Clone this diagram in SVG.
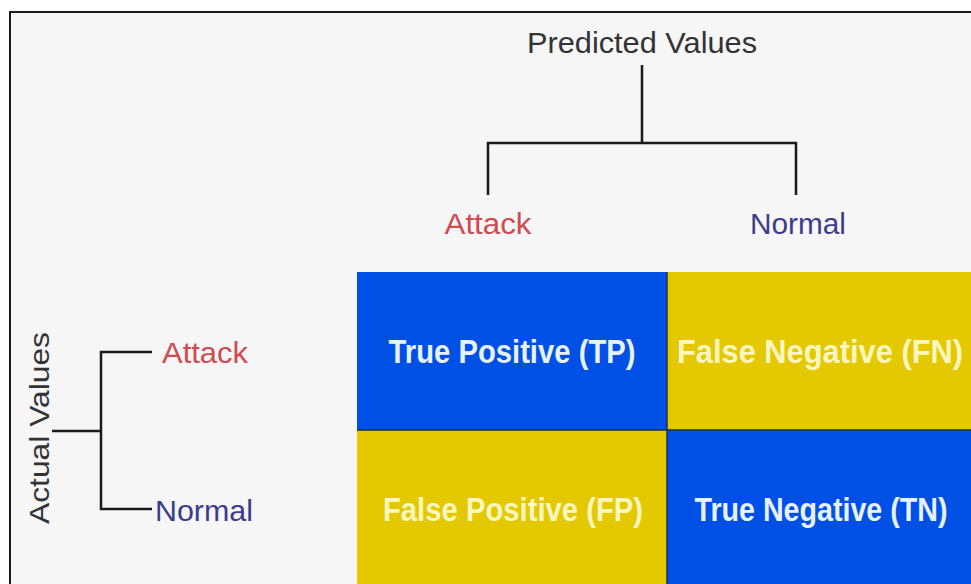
<svg xmlns="http://www.w3.org/2000/svg" width="971" height="584" viewBox="0 0 971 584">
<style>
.lbl{font-family:"Liberation Sans",Arial,sans-serif;font-size:30px}
.cell{font-family:"Liberation Sans",Arial,sans-serif;font-size:33px;font-weight:bold}
.ln{stroke:#1a1a1a;stroke-width:2.5;fill:none}
.atk{fill:#d04a50}
.nrm{fill:#3c3c8c}
</style>
<rect x="0" y="0" width="971" height="584" fill="#ffffff"/>
<rect x="10" y="12" width="970" height="580" fill="#f6f6f6" stroke="#1a1a1a" stroke-width="2"/>
<g id="connectors">
<path class="ln" d="M642 65 V143 M488 195 V143 H796 V195"/>
<path class="ln" d="M52 431 H101 M152 352 H101 V509 H152"/>
</g>
<g id="predicted-values"><text class="lbl" x="642" y="53" text-anchor="middle" fill="#333333" textLength="230" lengthAdjust="spacingAndGlyphs">Predicted Values</text></g>
<g id="pred-attack"><text class="lbl atk" x="488" y="234" text-anchor="middle" textLength="87" lengthAdjust="spacingAndGlyphs">Attack</text></g>
<g id="pred-normal"><text class="lbl nrm" x="798" y="234" text-anchor="middle" textLength="96" lengthAdjust="spacingAndGlyphs">Normal</text></g>
<g id="actual-values"><text class="lbl" transform="translate(49 428) rotate(-90)" text-anchor="middle" fill="#333333" textLength="192" lengthAdjust="spacingAndGlyphs" style="font-size:28px">Actual Values</text></g>
<g id="act-attack"><text class="lbl atk" x="162" y="363" textLength="86" lengthAdjust="spacingAndGlyphs">Attack</text></g>
<g id="act-normal"><text class="lbl nrm" x="155" y="521" textLength="98" lengthAdjust="spacingAndGlyphs">Normal</text></g>
<g id="tp"><rect x="357" y="272" width="310" height="158" fill="#0050e6"/><text class="cell" x="512" y="363" text-anchor="middle" fill="#e8f2ff" textLength="247" lengthAdjust="spacingAndGlyphs">True Positive (TP)</text></g>
<g id="fn"><rect x="667" y="272" width="304" height="158" fill="#e4c800"/><text class="cell" x="820" y="363" text-anchor="middle" fill="#fff6c0" textLength="286" lengthAdjust="spacingAndGlyphs">False Negative (FN)</text></g>
<g id="fp"><rect x="357" y="430" width="310" height="154" fill="#e4c800"/><text class="cell" x="513" y="521" text-anchor="middle" fill="#fff6c0" textLength="260" lengthAdjust="spacingAndGlyphs">False Positive (FP)</text></g>
<g id="tn"><rect x="667" y="430" width="304" height="154" fill="#0050e6"/><text class="cell" x="821" y="521" text-anchor="middle" fill="#e8f2ff" textLength="253" lengthAdjust="spacingAndGlyphs">True Negative (TN)</text></g>
<path d="M357 430 H971 M667 272 V584" stroke="#1a3050" stroke-width="1.5" fill="none"/>
</svg>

* [WHAT TO WORK ON]: Every line above should be repeated exactly; pictures stay out of the copy.

* [WRITTEN RESPONSE]:
Clone this diagram in SVG.
<svg xmlns="http://www.w3.org/2000/svg" width="971" height="584" viewBox="0 0 971 584">
<style>
.lbl{font-family:"Liberation Sans",Arial,sans-serif;font-size:30px}
.cell{font-family:"Liberation Sans",Arial,sans-serif;font-size:33px;font-weight:bold}
.ln{stroke:#1a1a1a;stroke-width:2.5;fill:none}
.atk{fill:#d04a50}
.nrm{fill:#3c3c8c}
</style>
<rect x="0" y="0" width="971" height="584" fill="#ffffff"/>
<rect x="10" y="12" width="970" height="580" fill="#f6f6f6" stroke="#1a1a1a" stroke-width="2"/>
<g id="connectors">
<path class="ln" d="M642 65 V143 M488 195 V143 H796 V195"/>
<path class="ln" d="M52 431 H101 M152 352 H101 V509 H152"/>
</g>
<g id="predicted-values"><text class="lbl" x="642" y="53" text-anchor="middle" fill="#333333" textLength="230" lengthAdjust="spacingAndGlyphs">Predicted Values</text></g>
<g id="pred-attack"><text class="lbl atk" x="488" y="234" text-anchor="middle" textLength="87" lengthAdjust="spacingAndGlyphs">Attack</text></g>
<g id="pred-normal"><text class="lbl nrm" x="798" y="234" text-anchor="middle" textLength="96" lengthAdjust="spacingAndGlyphs">Normal</text></g>
<g id="actual-values"><text class="lbl" transform="translate(49 428) rotate(-90)" text-anchor="middle" fill="#333333" textLength="192" lengthAdjust="spacingAndGlyphs" style="font-size:28px">Actual Values</text></g>
<g id="act-attack"><text class="lbl atk" x="162" y="363" textLength="86" lengthAdjust="spacingAndGlyphs">Attack</text></g>
<g id="act-normal"><text class="lbl nrm" x="155" y="521" textLength="98" lengthAdjust="spacingAndGlyphs">Normal</text></g>
<g id="tp"><rect x="357" y="272" width="310" height="158" fill="#0050e6"/><text class="cell" x="512" y="363" text-anchor="middle" fill="#e8f2ff" textLength="247" lengthAdjust="spacingAndGlyphs">True Positive (TP)</text></g>
<g id="fn"><rect x="667" y="272" width="304" height="158" fill="#e4c800"/><text class="cell" x="820" y="363" text-anchor="middle" fill="#fff6c0" textLength="286" lengthAdjust="spacingAndGlyphs">False Negative (FN)</text></g>
<g id="fp"><rect x="357" y="430" width="310" height="154" fill="#e4c800"/><text class="cell" x="513" y="521" text-anchor="middle" fill="#fff6c0" textLength="260" lengthAdjust="spacingAndGlyphs">False Positive (FP)</text></g>
<g id="tn"><rect x="667" y="430" width="304" height="154" fill="#0050e6"/><text class="cell" x="821" y="521" text-anchor="middle" fill="#e8f2ff" textLength="253" lengthAdjust="spacingAndGlyphs">True Negative (TN)</text></g>
<path d="M357 430 H971 M667 272 V584" stroke="#1a3050" stroke-width="1.5" fill="none"/>
</svg>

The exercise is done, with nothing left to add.